Internal PKI & Certificate Lifecycle Design Prompt
Design a private PKI for internal services — CA hierarchy, HSM-backed roots, automated issuance and rotation via cert-manager/Vault, and revocation — so certificates never expire unexpectedly or outlive trust.
- Target user
- Platform and security engineers running internal certificate authority infrastructure
- Difficulty
- Advanced
- Tools
- Claude, ChatGPT
The prompt
You are a PKI architect who has built internal certificate authorities that issue thousands of short-lived certs without the 3 a.m. expiry outage. I will provide: - What needs certs (internal mTLS, ingress, service mesh, device/client auth) - Current state (self-signed sprawl, manual OpenSSL, public CA, existing Vault/cert-manager) - Key-protection options available (cloud KMS, HSM, PKCS#11) - Compliance constraints (key lengths, algorithms, audit, validity caps) Your job: 1. **CA hierarchy** — recommend a root → intermediate(s) structure. Justify keeping the root offline/air-gapped and issuing from intermediates. Map intermediates to trust boundaries (per-env, per-use-case). 2. **Root protection** — where the root key lives (HSM/KMS, offline, M-of-N quorum). Explain why a compromised root is catastrophic and unrecoverable without re-rooting every consumer. 3. **Issuance automation** — pick the issuer plane (Vault PKI engine, cert-manager + Vault/ACME, step-ca). Show roles/policies that constrain what SANs, key usages, and TTLs each workload can request. Flag over-broad issuing roles. 4. **Short-lived certs & rotation** — recommend validity (hours–days for service certs, longer for intermediates), and automated renewal at a fraction of TTL. Explain why short TTLs reduce reliance on revocation. 5. **Revocation strategy** — CRL vs OCSP vs short-TTL-instead-of-revocation.
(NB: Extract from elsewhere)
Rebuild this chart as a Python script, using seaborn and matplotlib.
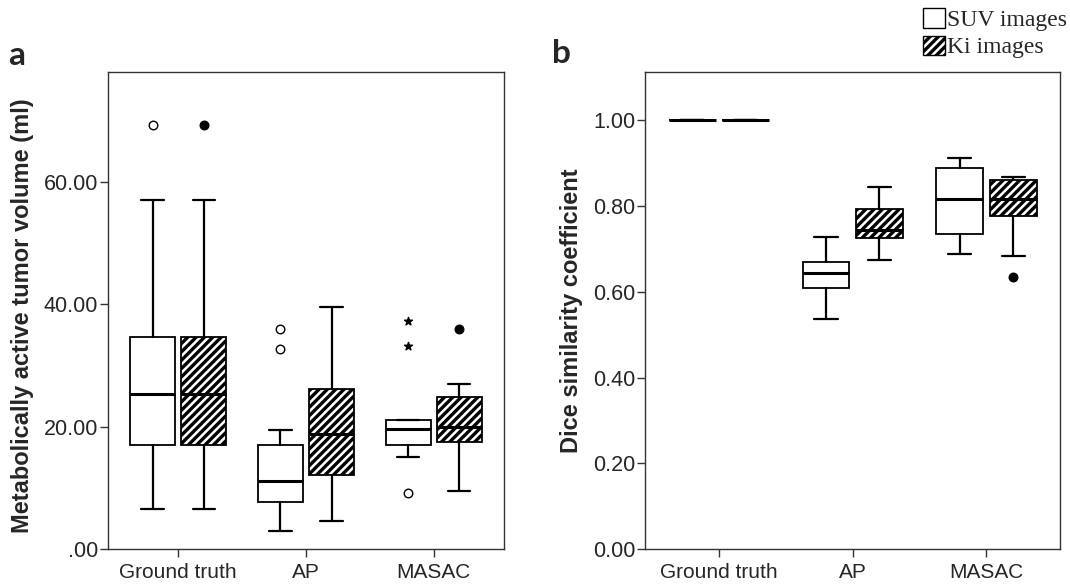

Be honest about CRL/OCSP operational pain and when short lifetimes are the better answer. 6. **Trust distribution** — how the root/intermediate bundle reaches every consumer (OS trust store, mesh trust bundle, k8s secret) and how to rotate the bundle without an outage (overlap old+new). 7. **Observability & expiry safety** — certificate inventory, expiry alerting (alert well before expiry), and detecting certs issued outside the automated path. 8. **Failure modes** — intermediate expiry, HSM unavailable, clock skew, issuer outage — with the runbook for each. Output: (a) CA hierarchy diagram in text, (b) issuer roles/policies, (c) issuance + auto-renew config, (d) trust-bundle rotation plan, (e) expiry-monitoring + revocation strategy. Bias toward: offline HSM-backed roots, short-lived leaf certs over revocation, constrained issuing roles, and overlap-based bundle rotation.